## [DATA LINES]
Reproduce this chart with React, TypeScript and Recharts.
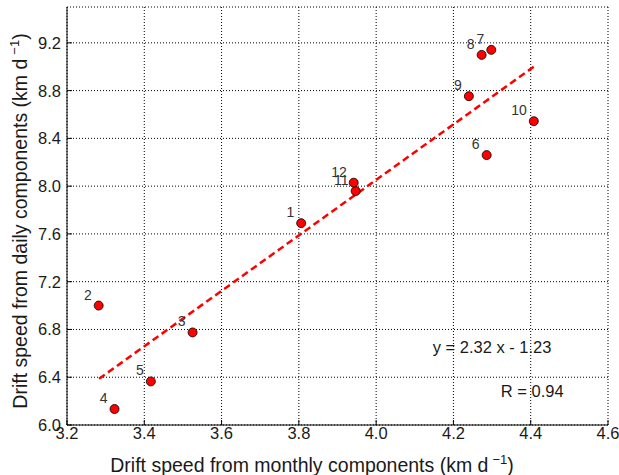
import { ScatterChart, Scatter, XAxis, YAxis, CartesianGrid, ReferenceLine, ReferenceDot, Label } from 'recharts'

const months = ['1', '2', '3', '4', '5', '6', '7', '8', '9', '10', '11', '12']
const monthlySpeed = [3.806, 3.282, 3.525, 3.323, 3.417, 4.286, 4.298, 4.273, 4.24, 4.408, 3.947, 3.942]
const dailySpeed = [7.69, 7.0, 6.775, 6.134, 6.365, 8.26, 9.141, 9.099, 8.753, 8.544, 7.959, 8.029]
const fitX = [3.283, 4.408]
const fitY = [6.387, 9.0]
const xTicks = [3.2, 3.4, 3.6, 3.8, 4.0, 4.2, 4.4, 4.6]
const yTicks = [6.0, 6.4, 6.8, 7.2, 7.6, 8.0, 8.4, 8.8, 9.2]

const FONT = '"Liberation Sans", Arial, sans-serif'
const TEXT = '#1a1a1a'

const data = months.map((m, i) => ({ month: m, x: monthlySpeed[i], y: dailySpeed[i] }))

type TickProps = { x: number; y: number; payload: { value: number } }

const BottomTick = ({ x, y, payload }: TickProps) => (
  <g>
    <line x1={x} x2={x} y1={y} y2={y - 5} stroke="#000" />
    <text x={x} y={y + 14} textAnchor="middle" fontSize={16.5} fill={TEXT} fontFamily={FONT}>{payload.value.toFixed(1)}</text>
  </g>
)
const LeftTick = ({ x, y, payload }: TickProps) => (
  <g>
    <line x1={x} x2={x + 5} y1={y} y2={y} stroke="#000" />
    <text x={x - 6} y={y} dy="0.36em" textAnchor="end" fontSize={16.5} fill={TEXT} fontFamily={FONT}>{payload.value.toFixed(1)}</text>
  </g>
)
const TopTick = ({ x, y }: TickProps) => <line x1={x} x2={x} y1={y} y2={y + 5} stroke="#000" />
const RightTick = ({ x, y }: TickProps) => <line x1={x} x2={x - 5} y1={y} y2={y} stroke="#000" />

function Point(p: { cx?: number; cy?: number; payload?: { month: string } }) {
  const cx = p.cx ?? 0
  const cy = p.cy ?? 0
  return (
    <g>
      <circle cx={cx} cy={cy} r={4.5} fill="#ff0000" stroke="#000" strokeWidth={0.8} />
      <text x={cx - 7} y={cy - 11} dy="0.36em" textAnchor="end" fontSize={14} fill="#333" fontFamily={FONT}>{p.payload?.month}</text>
    </g>
  )
}

const unit = (
  <>
    (km d<tspan dx={4} dy={-8} fontSize={13}>−1</tspan><tspan dy={8}>)</tspan>
  </>
)

export default function App() {
  return (
    <div style={{ position: 'absolute', left: 0, top: 0, width: 619, height: 475, background: '#fff' }}>
      <ScatterChart width={619} height={475} margin={{ top: 7, right: 11, bottom: 0, left: 0 }}>
        <CartesianGrid stroke="#000" strokeDasharray="1 2" strokeWidth={1} />
        <XAxis type="number" dataKey="x" domain={[3.2, 4.6]} ticks={xTicks} height={50} stroke="#000"
          tickLine={false} tickSize={0} tickMargin={0} tick={BottomTick} interval={0}>
          <Label content={() => (
            <text x={312} y={465} dy="0.36em" textAnchor="middle" fontSize={19.5} fill={TEXT} fontFamily={FONT}>
              Drift speed from monthly components {unit}
            </text>
          )} />
        </XAxis>
        <XAxis xAxisId="top" orientation="top" type="number" dataKey="x" domain={[3.2, 4.6]} ticks={xTicks} height={0}
          stroke="#000" tickLine={false} tickSize={0} tickMargin={0} tick={TopTick} interval={0} />
        <YAxis type="number" dataKey="y" domain={[6, 9.5]} ticks={yTicks} width={67} stroke="#000"
          tickLine={false} tickSize={0} tickMargin={0} tick={LeftTick} interval={0}>
          <Label content={() => (
            <text transform="translate(20,221) rotate(-90)" dy="0.36em" textAnchor="middle" fontSize={19.5} fill={TEXT} fontFamily={FONT}>
              Drift speed from daily components {unit}
            </text>
          )} />
        </YAxis>
        <YAxis yAxisId="right" orientation="right" type="number" dataKey="y" domain={[6, 9.5]} ticks={yTicks} width={0}
          stroke="#000" tickLine={false} tickSize={0} tickMargin={0} tick={RightTick} interval={0} />
        <ReferenceLine segment={[{ x: fitX[0], y: fitY[0] }, { x: fitX[1], y: fitY[1] }]} stroke="#ff0000"
          strokeWidth={2.5} strokeDasharray="7 4" ifOverflow="visible" />
        <Scatter data={data} shape={Point} isAnimationActive={false} />
        <ReferenceDot x={4.3} y={6.652} r={0} stroke="none"
          label={{ value: 'y = 2.32 x - 1.23', position: 'center', fontSize: 16.5, fill: TEXT, fontFamily: FONT }} />
        <ReferenceDot x={4.404} y={6.287} r={0} stroke="none"
          label={{ value: 'R = 0.94', position: 'center', fontSize: 16.5, fill: TEXT, fontFamily: FONT }} />
      </ScatterChart>
    </div>
  )
}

## [REQUIREMENT]
Return the material line for line, from its beginning to the line that contains "ReferenceLine, ReferenceDot, Label", with the pictures left out.

## [FULL RESPONSE]
Reproduce this chart with React, TypeScript and Recharts.
import { ScatterChart, Scatter, XAxis, YAxis, CartesianGrid, ReferenceLine, ReferenceDot, Label } from 'recharts'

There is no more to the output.